Students Put Skills Into Practice by Raising Money for Worthy Causes

By Paul Lewis Siddoway

It may be hard to see, at first, how a shotgun-shooting contest could help an entrepreneur in Peru. And most probably wouldn't think that dropping a professor into a cold dunk tank in front of the George S. Eccles Business Building might help someone in Africa start a new business.

It is easier, however, for students at the Jon M. Huntsman School of Business to make that connection, especially those in marketing classes taught by David Herrmann and Ron Welker.

Students in management 3110 spend each semester executing service projects; many of them with a goal to raise money for the Small Enterprise Education and Development program, or SEED. Other teams chose to work on other projects for other non-profits or a worthy cause of their choice.

Dave Herrmann is only dry for a split second after someone scores a hit on the dunk tank.

Dave Herrmann plunges into the cold waters of a dunk tank knowing it was for a good cause. The dunk tank was part of one of the many fund-raisers his students conducted to raise money for would-be entrepreneurs in developing countries.

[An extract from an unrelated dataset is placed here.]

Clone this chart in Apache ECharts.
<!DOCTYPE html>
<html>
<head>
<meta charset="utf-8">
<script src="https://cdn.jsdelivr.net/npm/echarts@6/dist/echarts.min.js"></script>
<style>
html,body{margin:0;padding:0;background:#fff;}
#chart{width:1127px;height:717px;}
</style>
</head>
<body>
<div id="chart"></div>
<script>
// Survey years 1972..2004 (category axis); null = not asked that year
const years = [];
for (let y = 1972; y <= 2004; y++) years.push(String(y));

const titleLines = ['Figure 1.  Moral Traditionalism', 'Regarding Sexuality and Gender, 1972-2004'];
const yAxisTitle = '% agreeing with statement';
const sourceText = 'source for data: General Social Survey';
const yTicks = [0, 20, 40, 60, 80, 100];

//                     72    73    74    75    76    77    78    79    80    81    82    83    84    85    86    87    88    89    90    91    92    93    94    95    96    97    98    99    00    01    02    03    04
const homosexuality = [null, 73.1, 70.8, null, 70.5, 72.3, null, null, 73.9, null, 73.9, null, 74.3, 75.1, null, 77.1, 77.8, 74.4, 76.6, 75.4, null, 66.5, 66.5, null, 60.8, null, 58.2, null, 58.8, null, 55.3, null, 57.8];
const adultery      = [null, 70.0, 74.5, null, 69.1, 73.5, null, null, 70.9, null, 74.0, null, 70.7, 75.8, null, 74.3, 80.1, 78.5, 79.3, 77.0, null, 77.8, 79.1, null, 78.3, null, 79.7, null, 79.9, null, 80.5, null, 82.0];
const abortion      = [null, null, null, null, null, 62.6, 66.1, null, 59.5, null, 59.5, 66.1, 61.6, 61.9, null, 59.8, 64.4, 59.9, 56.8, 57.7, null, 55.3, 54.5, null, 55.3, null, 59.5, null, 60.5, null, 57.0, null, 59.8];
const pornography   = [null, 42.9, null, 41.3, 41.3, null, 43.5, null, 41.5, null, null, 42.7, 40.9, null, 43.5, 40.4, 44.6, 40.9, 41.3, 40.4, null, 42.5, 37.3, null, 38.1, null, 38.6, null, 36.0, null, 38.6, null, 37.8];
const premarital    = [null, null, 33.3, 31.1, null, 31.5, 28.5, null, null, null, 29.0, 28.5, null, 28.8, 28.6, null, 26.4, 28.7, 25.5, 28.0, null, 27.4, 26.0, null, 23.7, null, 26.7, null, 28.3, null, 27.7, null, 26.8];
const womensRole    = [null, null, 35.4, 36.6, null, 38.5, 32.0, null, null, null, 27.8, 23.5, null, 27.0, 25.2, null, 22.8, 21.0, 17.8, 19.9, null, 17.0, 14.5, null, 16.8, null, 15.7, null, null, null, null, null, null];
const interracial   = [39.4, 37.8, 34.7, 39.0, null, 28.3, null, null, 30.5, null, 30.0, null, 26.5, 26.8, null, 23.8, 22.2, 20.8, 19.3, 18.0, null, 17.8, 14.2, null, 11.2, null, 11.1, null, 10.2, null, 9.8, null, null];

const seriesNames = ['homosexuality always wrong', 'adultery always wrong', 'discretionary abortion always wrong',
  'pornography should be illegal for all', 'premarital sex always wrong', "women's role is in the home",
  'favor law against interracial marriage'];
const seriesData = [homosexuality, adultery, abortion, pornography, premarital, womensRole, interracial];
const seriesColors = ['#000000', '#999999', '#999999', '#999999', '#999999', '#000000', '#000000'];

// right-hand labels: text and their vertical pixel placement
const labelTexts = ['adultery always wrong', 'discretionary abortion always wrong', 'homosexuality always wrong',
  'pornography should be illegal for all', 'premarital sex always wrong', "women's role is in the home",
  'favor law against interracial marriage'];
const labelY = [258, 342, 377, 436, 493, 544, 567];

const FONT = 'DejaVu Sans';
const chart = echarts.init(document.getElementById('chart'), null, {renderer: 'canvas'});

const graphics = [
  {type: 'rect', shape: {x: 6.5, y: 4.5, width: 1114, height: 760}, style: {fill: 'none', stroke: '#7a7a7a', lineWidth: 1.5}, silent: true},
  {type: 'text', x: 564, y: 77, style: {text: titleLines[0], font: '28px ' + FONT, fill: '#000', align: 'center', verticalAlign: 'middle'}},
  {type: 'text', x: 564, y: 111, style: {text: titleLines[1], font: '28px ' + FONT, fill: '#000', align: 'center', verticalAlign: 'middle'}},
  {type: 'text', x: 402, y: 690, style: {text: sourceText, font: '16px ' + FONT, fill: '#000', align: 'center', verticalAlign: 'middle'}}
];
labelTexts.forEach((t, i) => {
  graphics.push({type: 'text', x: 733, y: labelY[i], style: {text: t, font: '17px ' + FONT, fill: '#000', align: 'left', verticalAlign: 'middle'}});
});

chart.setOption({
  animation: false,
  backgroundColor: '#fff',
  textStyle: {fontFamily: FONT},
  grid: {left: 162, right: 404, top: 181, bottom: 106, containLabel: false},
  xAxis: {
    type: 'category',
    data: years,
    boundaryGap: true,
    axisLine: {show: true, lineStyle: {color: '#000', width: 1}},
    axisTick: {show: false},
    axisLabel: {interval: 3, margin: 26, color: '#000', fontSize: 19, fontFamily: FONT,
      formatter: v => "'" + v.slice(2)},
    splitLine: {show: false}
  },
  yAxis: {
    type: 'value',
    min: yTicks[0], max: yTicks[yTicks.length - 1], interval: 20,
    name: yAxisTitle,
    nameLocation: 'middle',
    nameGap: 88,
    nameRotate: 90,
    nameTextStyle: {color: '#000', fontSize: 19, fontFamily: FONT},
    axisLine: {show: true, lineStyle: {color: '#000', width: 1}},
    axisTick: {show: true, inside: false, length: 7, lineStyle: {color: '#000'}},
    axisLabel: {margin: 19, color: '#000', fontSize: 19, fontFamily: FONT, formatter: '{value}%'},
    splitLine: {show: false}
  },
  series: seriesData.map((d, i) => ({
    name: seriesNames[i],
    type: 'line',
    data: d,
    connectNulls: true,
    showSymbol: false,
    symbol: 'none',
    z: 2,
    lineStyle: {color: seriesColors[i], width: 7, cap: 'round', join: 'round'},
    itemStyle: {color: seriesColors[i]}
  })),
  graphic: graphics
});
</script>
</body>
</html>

All of the teams are under the same obligation to demonstrate they have learned something in class. Mr. Hermann, executive-in-residence in the Huntsman School’s management department, said the assignment is designed to help develop leadership, and harness the power of teamwork as the students plan, organize, execute, and report on their projects. To give them a goal, he said the revenue from their projects could be used to help fund the SEED program, which started in 2007.

This semester, he said he expects the total amount of money raised by Huntsman students for the SEED program will be between $180,000 and $190,000.

The SEED program, Mr. Herrmann said, is designed to give students hands-on learning as students mentor and teach aspiring entrepreneurs in developing economies, adding that some graduate and undergraduate students spend a semester doing internships as “permanent players” in Ghana, Peru, or Uganda.

At least two student interns are on-location year-round, teaching local entrepreneurs about basic business principles, he said. Study abroad students then come for a week and help filter through business plans written up by those who have completed the course taught by the Huntsman student interns.

The money raised by students at the Huntsman School, which Mr. Herrmann said is kept separate from university funds, will then be loaned to qualifying entrepreneurs as micro- or small-enterprise loans. Of the sixteen business plans submitted in Peru last summer, he said half were approved and given loans.

“We don’t want to set anyone up for failure,” he said. “If it’s not going to work, we don’t fund it.”

Once the loans are given out, Mr. Herrmann said student interns check up with the entrepreneurs on a weekly basis and continue to mentor them, teaching them such things as how to make monthly financial statements.

Chelsey Funk, a senior studying economics, said her time with SEED in Abomosu, Ghana, was the most rewarding experience of her college career. Along with the other Huntsman students, she said they were able to help 31 individuals start or expand small businesses.

As the businesses grow, the loans increase as well, Mr. Hermann said, adding that he is taking MBA students to Africa in November to analyze a potential medium enterprise loan for a cocoa processing plant.

The SEED program provides students with opportunities in all four of the Huntsman School’s areas of emphasis as student work in a foreign culture, analyze business plans, and mentor local entrepreneurs. Melody Jensen said her three months in Africa helped “drive home” the importance of having an entrepreneurial spirit.

“In the eastern region there aren’t a lot of options for employment,” she said, “so people have to make things happen on their own. I definitely gained a greater understanding of what it takes to start and sustain a business.”